The scheme is expected to deliver carbon savings of 37% against a traditional vessel during the pilot project, the turbine manufacturer said.

Green hydrogen is not yet available in the quantities needed, Vestas said, adding that it hopes the pilot will “mature a pathway” for green H2 in its offshore operations so that it can switch when the market has reached “the required level of maturity” – although the company would not be drawn on how it defines this, or how much hydrogen it expects to use as part of the trial.

Vestas also plans to use the trial to explore how it can scale up the use of hydrogen in its offshore operations, collecting insights into the “opportunities and limitations” of H2-powered vessels day-to-day.

As a result, green hydrogen could have a significant role to play if the company finds that it is an effective way to power its shipping fleet.

“Hard to abate sectors, such as shipping, will be the final frontier in our global journey towards decarbonisation,” said Christian Venderby, Vestas’ executive vice-president of service. “Hydrogen is a crucial technology to advance this journey, which is why Vestas is eager to test its potential to reduce emissions from our service operations.”

However the efficiency of pure H2 as a marine fuel is questionable, and could turn out to be more expensive for the company than installing a battery-powered electric motor. The fuel must be either be compressed or liquefied — the latter at temperatures of minus 253°C — both of which entail energy losses and therefore cost compared to batteries. Liquid hydrogen also needs robust containers that will maintain cryogenic temperatures and contain boil-off, and in its compressed form will require a large amount of space on-board.

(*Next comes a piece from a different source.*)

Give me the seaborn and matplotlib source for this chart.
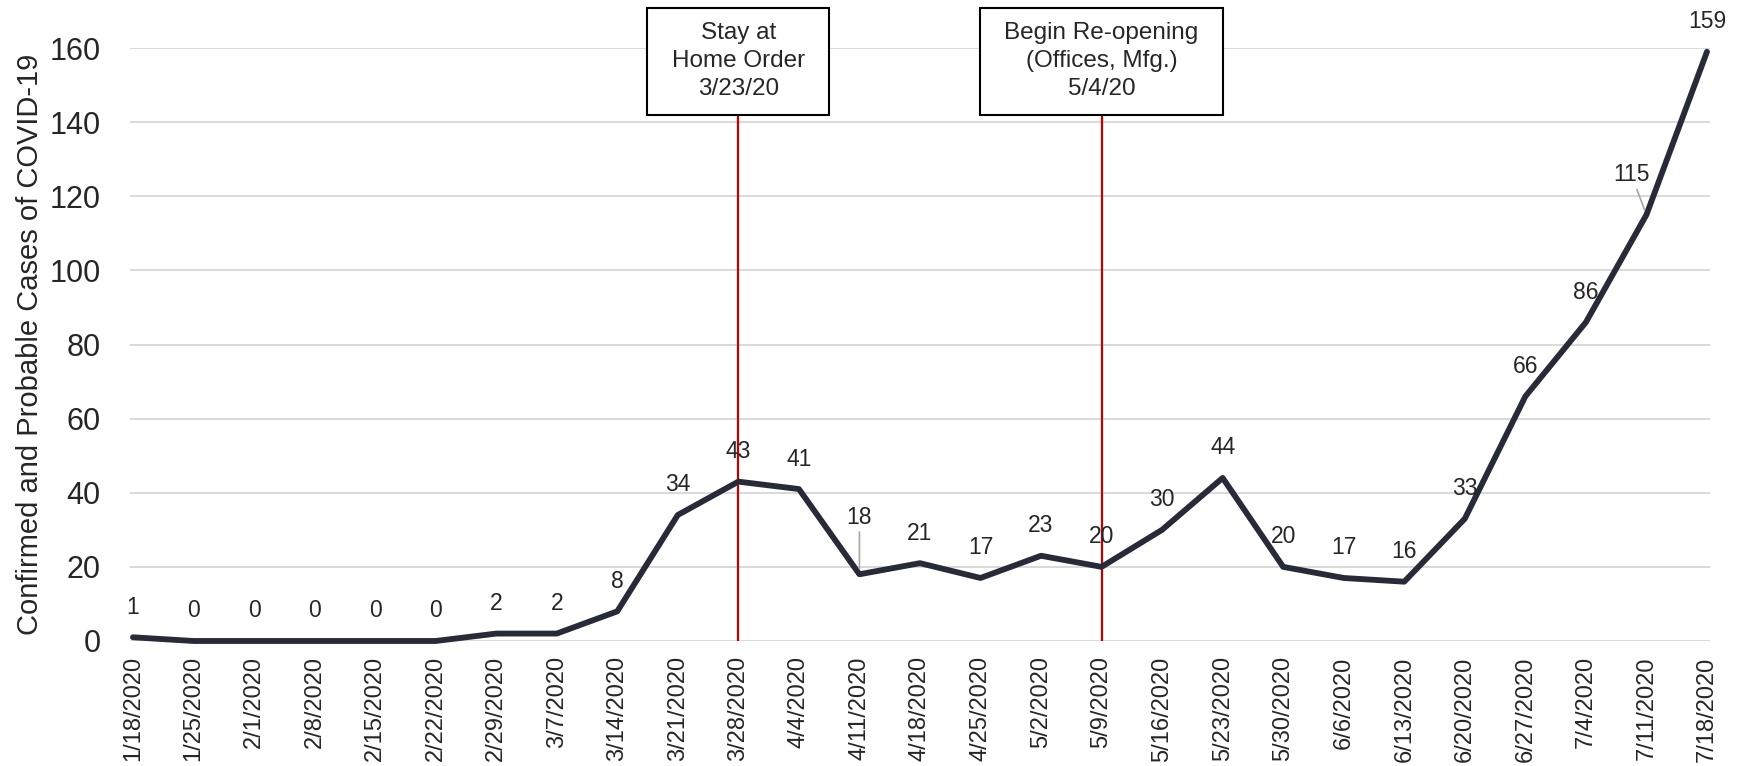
import matplotlib
matplotlib.use("Agg")
import matplotlib.pyplot as plt
import seaborn as sns
import numpy as np
from matplotlib.path import Path

# weekly data
weeks = ["1/18/2020", "1/25/2020", "2/1/2020", "2/8/2020", "2/15/2020", "2/22/2020",
         "2/29/2020", "3/7/2020", "3/14/2020", "3/21/2020", "3/28/2020", "4/4/2020",
         "4/11/2020", "4/18/2020", "4/25/2020", "5/2/2020", "5/9/2020", "5/16/2020",
         "5/23/2020", "5/30/2020", "6/6/2020", "6/13/2020", "6/20/2020", "6/27/2020",
         "7/4/2020", "7/11/2020", "7/18/2020"]
cases = [1, 0, 0, 0, 0, 0, 2, 2, 8, 34, 43, 41, 18, 21, 17, 23, 20, 30, 44, 20,
         17, 16, 33, 66, 86, 115, 159]

event_weeks = ["3/28/2020", "5/9/2020"]
event_texts = ["Stay at\nHome Order\n3/23/20", "Begin Re-opening\n(Offices, Mfg.)\n5/4/20"]
event_line_top = 142
event_box_y = 156.4

# labels that were moved off the line (with leader lines)
moved_labels = {"4/11/2020": (0, 57), "7/11/2020": (-15, 40)}


def event_box(x0, y0, width, height, mutation_size):
    # wider padding left/right than top/bottom
    px, py = 1.0 * mutation_size, 0.6 * mutation_size
    x0, y0 = x0 - px, y0 - py
    x1, y1 = x0 + width + 2 * px, y0 + height + 2 * py
    return Path([(x0, y0), (x1, y0), (x1, y1), (x0, y1), (x0, y0)], closed=True)


sns.set_style("white")
plt.rcParams['font.family'] = ['Liberation Sans', 'DejaVu Sans']

fig = plt.figure(figsize=(17.44, 7.66), dpi=100)
ax = fig.add_axes([0.0745, 0.1632, 0.906, 0.7741])

x = np.arange(len(weeks))
sns.lineplot(x=x, y=cases, ax=ax, color="#272B38", linewidth=4.2)
ax.lines[0].set_clip_on(False)

ax.set_xlim(-0.05, len(weeks) - 1 + 0.05)
ax.set_ylim(0, 160)
ax.set_yticks(range(0, 161, 20))
ax.set_xticks(x)
ax.set_xticklabels(weeks, rotation=90)
ax.grid(axis='y', color='#D9D9D9', linewidth=1.4)
ax.set_axisbelow(True)
for s in ax.spines.values():
    s.set_visible(False)
ax.tick_params(axis='y', length=0, labelsize=22, pad=21)
ax.tick_params(axis='x', length=0, labelsize=17, pad=11)

ax.set_xlabel("")
ax.set_ylabel("Confirmed and Probable Cases of COVID-19", fontsize=21)
ax.yaxis.set_label_coords(-0.0544, 0.5)

# event markers
for wk, txt in zip(event_weeks, event_texts):
    ex = weeks.index(wk)
    ax.vlines(ex, 0, event_line_top, color="#C00000", linewidth=1.6, zorder=1)
    ax.text(ex, event_box_y, txt, ha='center', va='center', fontsize=17.5,
            linespacing=1.35,
            bbox=dict(boxstyle=event_box, fc='white', ec='black', lw=1.5))

# data labels
for i, (wk, v) in enumerate(zip(weeks, cases)):
    dx, dy = moved_labels.get(wk, (0, 30))
    arrow = None
    if wk in moved_labels:
        arrow = dict(arrowstyle='-', color='#A6A6A6', lw=1.2, shrinkA=0, shrinkB=4)
    ax.annotate(str(v), (i, v), xytext=(dx, dy), textcoords='offset pixels',
                ha='center', va='center', fontsize=16.5, arrowprops=arrow,
                annotation_clip=False)

fig.savefig("out.png", dpi=100)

Nevertheless, Vestas may have calculated that the capital cost of converting its whole shipping fleet to electric motors outweighs the costs of switching to dual-fuel and gradually phasing in hydrogen, or only using it some of the time. This last approach could open up the company to accusations of greenwashing, especially given the high carbon content of MGO.

“By using dual-fuel combustion engines, we can make hydrogen technology operational in the industry and kick-start further development of the technology, regulation [and] supply chain,” said Willem van der Wel, managing director of Windcat Workboats.

“Collaborations like these are what is needed to be able to scale this technology further and we thank Vestas for taking this first step.”